In un caso, gli indagati hanno finanche tentato di fornire una carrozzina indicata per attività agonistica (più costosa) ad una paziente allettato di 91 anni d’età.

Oltre al denaro contante i finanzieri hanno documentato numerose altre utilità scambiate al fine di ottenere le pratiche di assegnazione delle pubbliche forniture tra cui la falsa assunzione del marito della funzionaria da parte di un imprenditore, poco tempo dopo licenziato per ottenere il beneficio dell’“indennità di disoccupazione”, elettrodomestici, generi alimentari nonché i D.P.I. (dispositivi di protezione individuale), difficilmente reperibili e venduti a peso d’oro durante il blocco totale del Paese dovuto all’emergenza epidemiologica.

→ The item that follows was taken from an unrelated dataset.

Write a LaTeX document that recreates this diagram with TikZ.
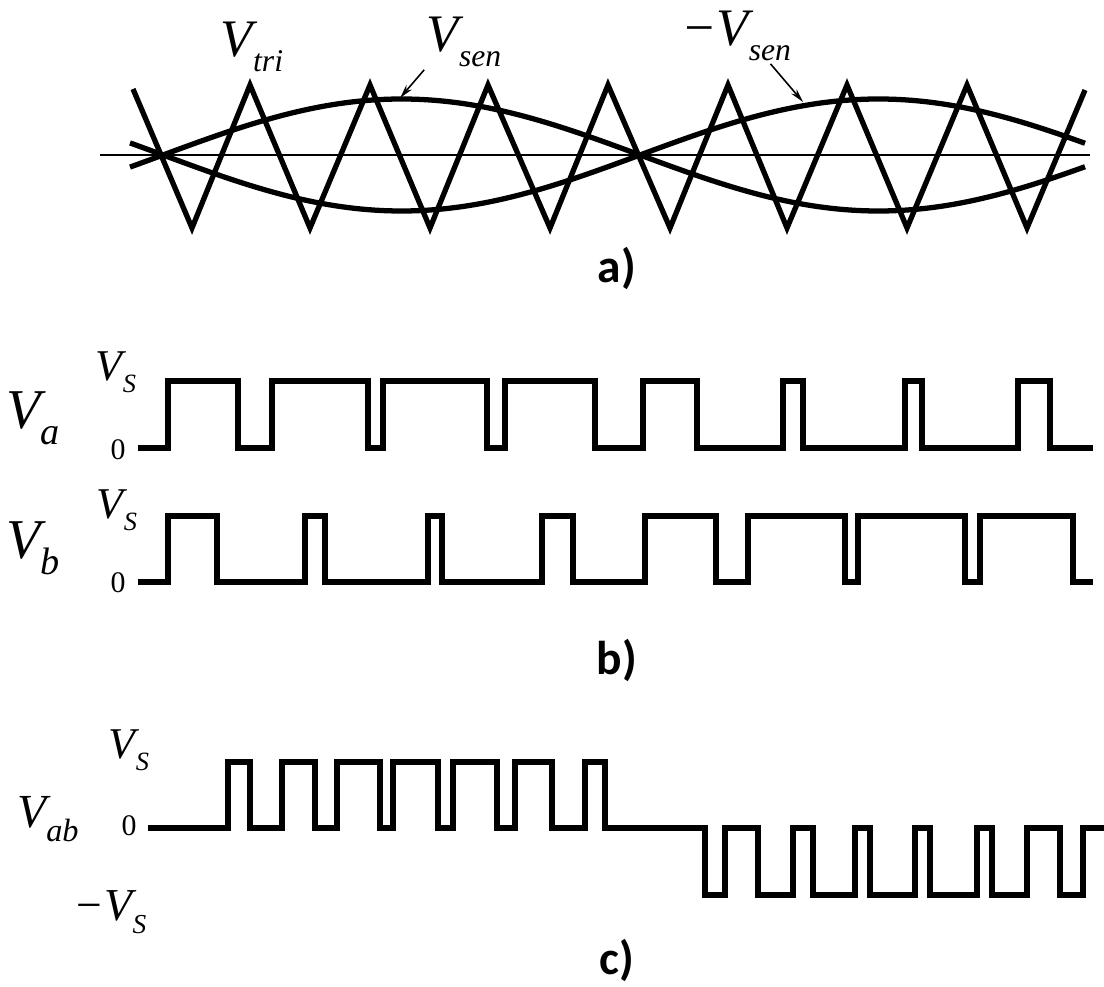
\documentclass[tikz,border=0pt]{standalone}
\usepackage{fontspec}
\setmainfont{Liberation Serif}
\newfontfamily\capfont{Carlito}
\usetikzlibrary{arrows.meta}
\newcommand{\lowsub}[2][0.68]{\raisebox{-0.28em}{\scalebox{#1}{#2}}}

\begin{document}
\begin{tikzpicture}[x=0.02cm, y=-0.02cm,
  wave/.style={line width=3.4pt, line join=miter},
  carrier/.style={line width=3pt, line join=miter},
  axis/.style={line width=1.2pt},
  ptr/.style={line width=0.9pt, shorten <=2pt, -{Stealth[length=8pt, width=4pt]}},
  lbl/.style={inner sep=0pt, font=\itshape\fontsize{#1}{#1}\selectfont},
  zero/.style={inner sep=0pt, font=\fontsize{17}{17}\selectfont},
  partlbl/.style={inner sep=0pt, font=\capfont\bfseries\fontsize{27}{27}\selectfont}]
\useasboundingbox (0,0) rectangle (1104,986);

\draw[axis] (100,155) -- (1090,155);
\draw[carrier] plot[domain=130:1085, samples=120, smooth] (\x, {155-56*sin((\x-163)/477*180)});
\draw[carrier] plot[domain=130:1085, samples=120, smooth] (\x, {155+56*sin((\x-163)/477*180)});
\draw[carrier] (133,89) -- (192,228) -- (250,85) -- (310,228) -- (370,85) -- (430,228) -- (488,85) -- (550,228) -- (608,85) -- (670,228) -- (728,85) -- (787,228) -- (847,85) -- (907,228) -- (967,85) -- (1027,228) -- (1085,90);

\node[lbl=30] (vtri) at (252,47) {V\lowsub[0.6]{tri}};
\node[lbl=30] (vsen) at (464,42) {V\lowsub[0.6]{sen}};
\node[lbl=30] (nvsen) at (736,36) {−V\lowsub[0.6]{sen}};
\coordinate (senA) at (400,98);
\coordinate (senB) at (803,102);
\draw[ptr] (vsen.south west) -- (senA);
\draw[ptr] (nvsen.-38) -- (senB);
\node[partlbl] (capa) at (617,268) {a)};

\node[lbl=32] (va) at (33,418) {V\lowsub{a}};
\node[lbl=25] (vsa) at (116,372) {V\lowsub[0.6]{S}};
\node[zero] (za) at (118,450) {0};
\draw[wave] (138,448) -| (168,381) -| (238,448) -| (272,381) -| (368,448) -| (383,381) -| (487,448) -| (505,381) -| (595,448) -| (643,381) -| (697,448) -| (783,381) -| (803,448) -| (905,381) -| (922,448) -| (1018,381) -| (1050,448) -- (1093,448);

\node[lbl=32] (vb) at (33,548) {V\lowsub{b}};
\node[lbl=25] (vsb) at (117,510) {V\lowsub[0.6]{S}};
\node[zero] (zb) at (118,583) {0};
\draw[wave] (138,582) -| (168,516) -| (217,582) -| (305,516) -| (325,582) -| (428,516) -| (442,582) -| (542,516) -| (573,582) -| (645,516) -| (716,582) -| (748,516) -| (845,582) -| (858,516) -| (965,582) -| (980,516) -| (1073,582) -- (1093,582);
\node[partlbl] (capb) at (617,660) {b)};

\node[lbl=27] (vab) at (48,819) {V\lowsub{ab}};
\node[lbl=25] (vsab) at (129,750) {V\lowsub[0.6]{S}};
\node[lbl=26] (nvsab) at (110,912) {−V\lowsub[0.6]{S}};
\node[zero] (zab) at (129,826) {0};
\draw[wave] (148,828) -| (228,762) -| (250,828) -| (282,762) -| (315,828) -| (337,762) -| (380,828) -| (393,762) -| (438,828) -| (453,762) -| (497,828) -| (515,762) -| (552,828) -| (585,762) -| (605,828) -| (705,895) -| (725,828) -| (758,895) -| (793,828) -| (813,895) -| (855,828) -| (870,895) -| (915,828) -| (930,895) -| (977,828) -| (992,895) -| (1027,828) -| (1060,895) -| (1083,828) -- (1104,828);
\node[partlbl] (capc) at (617,960) {c)};
\end{tikzpicture}
\end{document}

Durante l'interrogatorio di questa mattina la Genovasi ha sostenuto che il denaro contenuto nella busta, suddiviso in banconote da 50 euro, fosse suo e le servisse per affrontare delle spese extra. Diversa la versione del rappresentante dell'azienda di protesi, arrestato nella stessa operazione e interrogato in carcere, Giuseppe Bruno, 57 anni, di Galatina.

L'uomo ha ammesso che si trattava di una mazzetta richiesta dalla manager per ottenere in cambio delle prescrizioni per due suoi conoscenti. Secondo la versione del 57enne, insomma, la sua azienda sarebbe del tutto estranea all'accaduto.